Un parti politique composé de jeunes adhérents, dirigé par une femme, sans référence religieuse, mais toutefois « un parti conservateur qui préserve l’identité ». Tels sont les contours du nouveau parti, le 210ème en Tunisie depuis la révolution de 2011 s’il voyait le jour, que l’ex-dirigeant nahdaoui, Samir Dilou, rêve de créer. Pour contrer Kaïs Saïed ?
Diversion destinée à détourner l’attention de l’opinion publique sur les divisions internes au sein du parti islamiste Ennahdha? Lequel cherche manifestement à se repositionner sur l’échiquier politique, suite au coup de massue du 25 juillet? Le moins que l’on puisse dire, c’est que Samir Dilou est un homme politique atypique. Il ne cessera jamais de nous étonner par ses coups d’éclat. Et pour cause.
Pour rappel, Samir Dilou- avocat de son état, ancien membre de l’Assemblée constituante le 23 octobre 2011, ex-ministre des Droits de l’homme et de la Justice transitoire dans le gouvernement Hamadi Jebali- a été avec Abdellatif Mekki l’un des dirigeants nahdaouis de premier plan à quitter le navire de Montplaisir.
Et ce, en constituant en octobre 2020 le fameux Groupe des 100. Lequel, sacrilège suprême, avait contesté l’autorité pesante du leader historique du parti islamiste Rached Ghannouchi; sans toutefois chercher à tuer le père. Pour le moment.
Le programme populiste et racoleur de Samir Dilou
Dernière trouvaille? Lors d’une interview accordée hier, lundi 18 octobre 2021 à Shems FM, Samir Dilou a dessiné le profil du nouveau parti qu’il souhaite créer. A savoir: une formation politique composée de jeunes adhérents, dirigée par une femme. Cultivant une vision nationale, sans référence religieuse. Mais toutefois « un parti conservateur qui préserve l’identité ».

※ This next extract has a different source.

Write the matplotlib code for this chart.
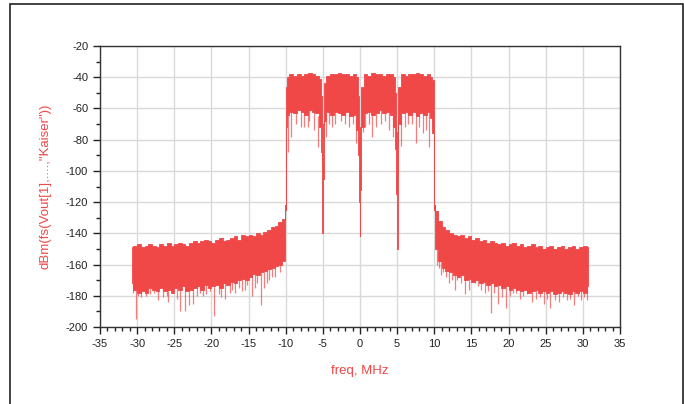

Une vision utopique de l’exercice de la chose publique? M.Dilou cherche-t-il à couper définitivement les amarres avec l’islam politique en n’ayant plus la religion comme référence tout en préservant le thème de l’identité? L’identité tunisienne ou l’identité arabo-musulmane, l’autre aspect « soft » de l’islamisme de la confrérie des Frères musulmans?
« Je suis en train de discuter avec des amis de toutes sensibilités politiques. Et ce, afin de mettre à jour un parti politique sans référence religieuse et qui sera relativement conservateur. Notamment en ce qui concerne l’identité », affirmait Dilou.
Et de préciser: « Il s’agit d’un nouveau parti présidé par une femme et composé majoritairement de jeunes dirigeants. Avec à la clé une vision nationale qui respecte l’identité. Et dont la politique se résume en une phrase: changer la vie des gens vers le meilleur ».
Le Groupe des 100 transformé en un parti politique cent?
Un parti ouvert à tous? Que nenni! Ce nouveau parti ne devrait pas être « exclusivement » formé par les récents démissionnaires d’Ennahdha. Mais aussi par certains de ses amis qui pourraient en faire partie. Dixit Samir Dilou.
Un lapsus révélateur qui en dit long sur un non dit : il s’agirait en effet d’un nouveau parti « nationaliste » qui sera composé de membre du Groupe des 100, avec des « amis » pour ouvrir des horizons politiques. Et surtout un vernis moderniste avec la jeunesse, la présence d’une femme à la tête du parti. Le tout avec la vague promesse de « changer la vie des gens vers le meilleur ». Vaste programme populiste et racoleur.
Kaïs Saïed en point de mire
Mais pourquoi aujourd’hui? En réponse à l’animatrice sur l’opportunité de créer un nouveau parti dans les circonstances actuelles marquées par l’Etat d’exception, Samir Dilou n’a pas caché son hostilité aux mesures exceptionnelles prises par le président de la République, Kaïs Saïed le 25 juillet. « J’étais avec les mesures du 25 juillet, mais contre les mesures du 22 septembre 2021. Car le chef de l’Etat a utilisé la situation de l’avant 25 juillet 2021 pour faire main-basse sur le pouvoir. Certes, il y avait une vraie crise politique, mais le président de la République en a profité pour changer les règles du jeu ».
Et d’ajouter: « La bataille politique actuelle est entre ceux qui croient en la démocratie, dans laquelle il y a un équilibre des pouvoirs et des institutions. Et ceux qui ont une vision pouvant conduire à un État des masses ». Une référence à la démocratie représentative préconisée par le chef de l’Etat et « qui peut nous conduire à une « Jamahiriya » sans pétrole ». Ainsi ironisait Samir Dilou.